Safe to say I’ve been a little (ok a lot) overwhelmed these days. It seems as though just when I get into a groove with this whole motherhood balancing act, something else pops up and I find myself second guessing and questioning whether I’m actually doing any of the things I’m trying to balance in my life actually right or if I’m just dropping all of the balls. Then comes the guilt that I shouldn’t even be complaining because I prayed and worked so hard to be a mama, and I should appreciate every single moment since I’m so lucky to have them.
Now let me just say that I totally recognize and feel pulled by the fact that all of these challenges I currently am struggling with are actually blessings. I’m lucky to have a job. To have a loving and supportive family. To be able to remodel our house. To be a mama to two spirited and wonderful little kids who are so full of personality and make me laugh and smile more often than not. But it is still hard and I think it’s ok to acknowledge that.
I recently posted a meme on my Instagram story joking about how I’m drowning through all of this and my friend shared this incredible concept about “floating” which she found from this article.
One time, when I was 10, my sister threw me into a lake. We were having fun. She had been throwing us all in, and we would laugh, bob up, and ask her to do it again. But when I opened my eyes in the dirty water, I panicked. I didn’t know which way was up. I didn’t know where to swim, and I didn’t know if I could hold my breath long enough for me to find out. It must have only been a few moments, but I thrashed and kicked, a scream pushing against my closed lips, until I found the light and the air again.
That’s what it feels like sometimes.
I told someone that story once, and she said, This is how people drown — by fighting it. You just have to relax and let yourself float up. Of course. I remember someone else telling me that it’s not the water that drowns people, it’s the panic. I should have just relaxed into it. Settled in. Floated up.
This morning, I woke up throwing up from a migraine. The kids are on spring break and I have deadlines and I haven’t been able to find the help I need for this week, so I have to scramble through and then throw a birthday party — and in the meantime, people need to be fed and cared for and provided with a warm, loving family environment.
It’s nothing dire, but I still sometimes feel like I can’t find which way is up. This time, I turned on the TV, made macaroni and cheese for lunch. This time, I floated.
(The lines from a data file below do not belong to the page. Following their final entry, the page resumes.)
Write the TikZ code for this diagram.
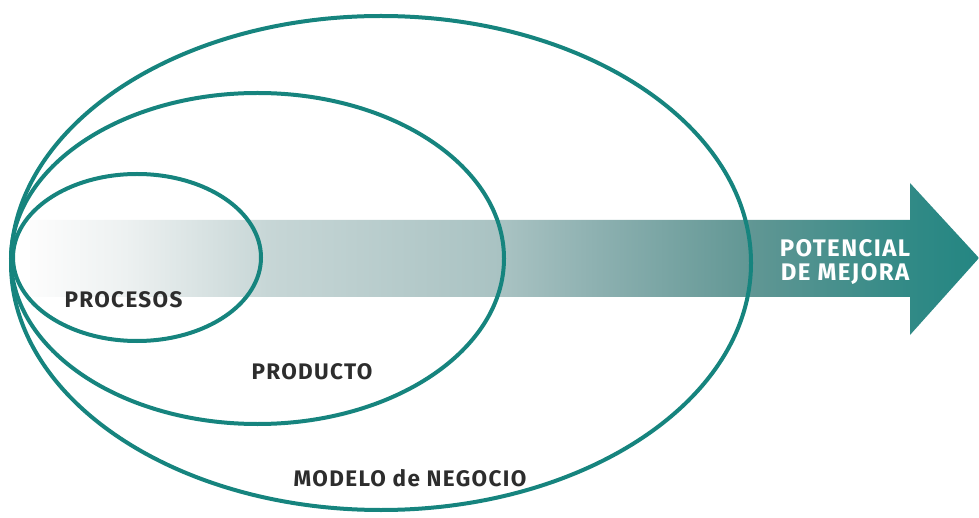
\documentclass[tikz,border=0pt]{standalone}
\usepackage{fontspec}
\setmainfont{Fira Sans}[LetterSpace=6]
\usepackage{xcolor}
\usetikzlibrary{shapes.geometric}

\definecolor{tealline}{RGB}{22,132,126}
\definecolor{tealhead}{RGB}{36,134,130}
\definecolor{labelgray}{RGB}{45,45,45}
\pgfdeclarehorizontalshading{mejora}{100bp}{rgb(0bp)=(0.99,0.99,0.99); rgb(25bp)=(0.99,0.99,0.99); rgb(30bp)=(0.93,0.945,0.945); rgb(37.5bp)=(0.78,0.84,0.84); rgb(50bp)=(0.66,0.76,0.76); rgb(55bp)=(0.55,0.69,0.69); rgb(63bp)=(0.38,0.59,0.58); rgb(71.5bp)=(0.19,0.54,0.525); rgb(75bp)=(0.14,0.525,0.51); rgb(100bp)=(0.14,0.525,0.51)}

\begin{document}
\begin{tikzpicture}[x=1pt,y=-1pt,line width=4pt]
  \tikzstyle{zone}=[ellipse,draw=tealline,inner sep=0pt]
  \tikzstyle{tag}=[text=labelgray,font=\fontsize{22.5}{26}\selectfont\bfseries,inner sep=0pt]
  \tikzstyle{gain}=[text=white,font=\fontsize{24}{24}\selectfont\bfseries,align=center,inner sep=0pt]

  \useasboundingbox (0,0) rectangle (979,518);

  \shade[shading=mejora] (30,220) -- (910,220) -- (910,183) -- (979,258)
    -- (910,335) -- (910,297) -- (30,297) -- cycle;

  \node[zone,minimum width=740pt,minimum height=494pt] (modelo) at (381,263) {};
  \node[zone,minimum width=493pt,minimum height=331pt] (producto) at (257.5,258.5) {};
  \node[zone,minimum width=248pt,minimum height=167pt] (procesos) at (137,257.5) {};

  \node[tag] (procesoslabel) at (123.5,299.5) {PROCESOS};
  \node[tag] (productolabel) at (312,371.5) {PRODUCTO};
  \node[tag] (modelolabel) at (410,478.5) {MODELO de NEGOCIO};
  \node[gain] (potencial) at (845,262) {POTENCIAL\\DE MEJORA};

\end{tikzpicture}
\end{document}
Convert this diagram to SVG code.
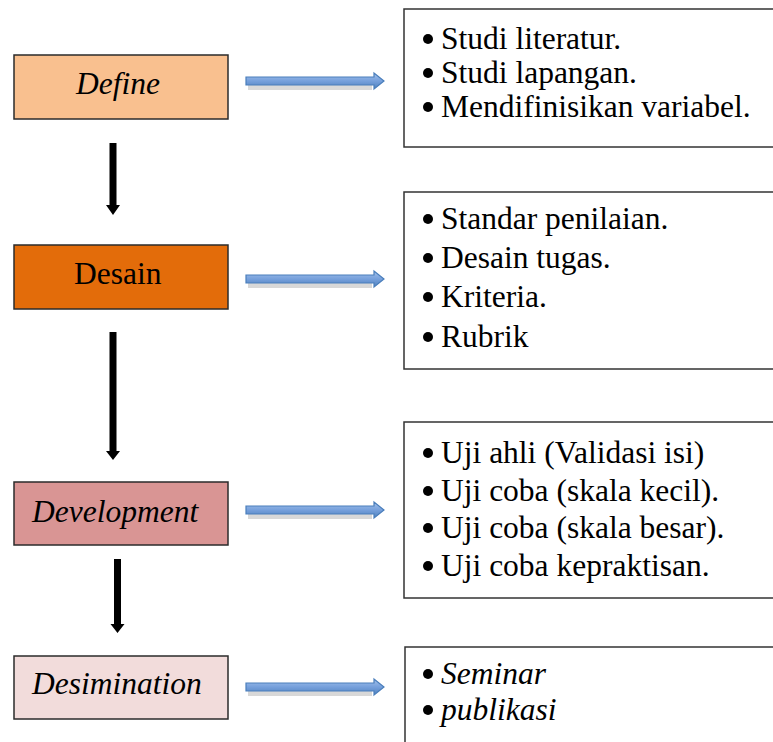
<svg xmlns="http://www.w3.org/2000/svg" width="773" height="742" viewBox="0 0 773 742">
<style>
.node{stroke:#2b2b2b;stroke-width:1.5}
.box{fill:#fff;stroke:#333;stroke-width:1.5}
</style>
<defs>
<linearGradient id="bg" x1="0" y1="0" x2="0" y2="1">
<stop offset="0" stop-color="#A3C1EA"/>
<stop offset="0.5" stop-color="#76A0DC"/>
<stop offset="1" stop-color="#4F81BD"/>
</linearGradient>
</defs>
<g id="define">
<rect class="node" x="14" y="55" width="214" height="64" fill="#F9C08F"/>
<text x="76" y="94" font-family="Times New Roman, Liberation Serif, serif" font-size="31.5" font-style="italic">Define</text>
</g>
<g id="desain">
<rect class="node" x="14" y="245" width="214" height="64" fill="#E36C0A"/>
<text x="74" y="284" font-family="Times New Roman, Liberation Serif, serif" font-size="31.5">Desain</text>
</g>
<g id="development">
<rect class="node" x="14" y="482" width="214" height="63" fill="#D99594"/>
<text x="32" y="522" font-family="Times New Roman, Liberation Serif, serif" font-size="31.5" font-style="italic">Development</text>
</g>
<g id="desimination">
<rect class="node" x="14" y="656" width="214" height="63" fill="#F2DCDB"/>
<text x="32" y="694" font-family="Times New Roman, Liberation Serif, serif" font-size="31.5" font-style="italic">Desimination</text>
</g>
<g id="box-define">
<rect class="box" x="404" y="9" width="380" height="138"/>
<circle cx="428" cy="39" r="5"/><text x="441" y="49" font-family="Times New Roman, Liberation Serif, serif" font-size="31.5">Studi literatur.</text>
<circle cx="428" cy="73" r="5"/><text x="441" y="83" font-family="Times New Roman, Liberation Serif, serif" font-size="31.5">Studi lapangan.</text>
<circle cx="428" cy="107" r="5"/><text x="441" y="117" font-family="Times New Roman, Liberation Serif, serif" font-size="31.5">Mendifinisikan variabel.</text>
</g>
<g id="box-desain">
<rect class="box" x="404" y="192" width="380" height="177"/>
<circle cx="428" cy="219" r="5"/><text x="441" y="229" font-family="Times New Roman, Liberation Serif, serif" font-size="31.5">Standar penilaian.</text>
<circle cx="428" cy="258" r="5"/><text x="441" y="268" font-family="Times New Roman, Liberation Serif, serif" font-size="31.5">Desain tugas.</text>
<circle cx="428" cy="297" r="5"/><text x="441" y="307" font-family="Times New Roman, Liberation Serif, serif" font-size="31.5">Kriteria.</text>
<circle cx="428" cy="337" r="5"/><text x="441" y="347" font-family="Times New Roman, Liberation Serif, serif" font-size="31.5">Rubrik</text>
</g>
<g id="box-development">
<rect class="box" x="404" y="422" width="380" height="176"/>
<circle cx="428" cy="453" r="5"/><text x="441" y="463" font-family="Times New Roman, Liberation Serif, serif" font-size="31.5">Uji ahli (Validasi isi)</text>
<circle cx="428" cy="491" r="5"/><text x="441" y="501" font-family="Times New Roman, Liberation Serif, serif" font-size="31.5">Uji coba (skala kecil).</text>
<circle cx="428" cy="528" r="5"/><text x="441" y="538" font-family="Times New Roman, Liberation Serif, serif" font-size="31.5">Uji coba (skala besar).</text>
<circle cx="428" cy="566" r="5"/><text x="441" y="576" font-family="Times New Roman, Liberation Serif, serif" font-size="31.5">Uji coba kepraktisan.</text>
</g>
<g id="box-desimination">
<rect class="box" x="405" y="647" width="380" height="110"/>
<circle cx="428" cy="674" r="5"/><text x="441" y="684" font-family="Times New Roman, Liberation Serif, serif" font-size="31.5" font-style="italic">Seminar</text>
<circle cx="428" cy="710" r="5"/><text x="441" y="720" font-family="Times New Roman, Liberation Serif, serif" font-size="31.5" font-style="italic">publikasi</text>
</g>
<g id="connectors">
<g fill="#000" opacity="0.15">
<path d="M248,81 H372 V90 H248 Z"/>
<path d="M248,279 H372 V288 H248 Z"/>
<path d="M248,510 H372 V519 H248 Z"/>
<path d="M248,687 H372 V696 H248 Z"/>
</g>
<g fill="url(#bg)" stroke="#4A7EBB" stroke-width="1.2">
<path d="M246,77 H374 V73 L384,81 L374,89 V85 H246 Z"/>
<path d="M246,275 H374 V271 L384,279 L374,287 V283 H246 Z"/>
<path d="M246,506 H374 V502 L384,510 L374,518 V514 H246 Z"/>
<path d="M246,683 H374 V679 L384,687 L374,695 V691 H246 Z"/>
</g>
<g fill="#000">
<path d="M109.5,143 H116.5 V205 H120 L113,215 L106,205 H109.5 Z"/>
<path d="M109.5,332 H116.5 V451 H120 L113,460 L106,451 H109.5 Z"/>
<path d="M114,559 H121 V624 H124.5 L117.5,633 L110.5,624 H114 Z"/>
</g>
</g>
</svg>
It’s not without its risks. I worry my kids will feel the neglect of these days more than the relaxed fun. I worry whether I should have given them juice. Maybe I should go take the iPad away from my oldest. But then again, I remember, I can’t worry too much about things before I get there. Big breath. Settle in. Float up.
This story struck a cord with me. By letting my anxiety take control, I’m missing out on all of the joy. If I let myself get bogged down by all of the things going on in our life, I will drown. I need to learn to let some things go, worry less and remember that it’s ok to drop some of the balls, as long as I’m still holding the ones that are the most important. Like these two, who definitely make my hands full but exponentially make my heart fuller.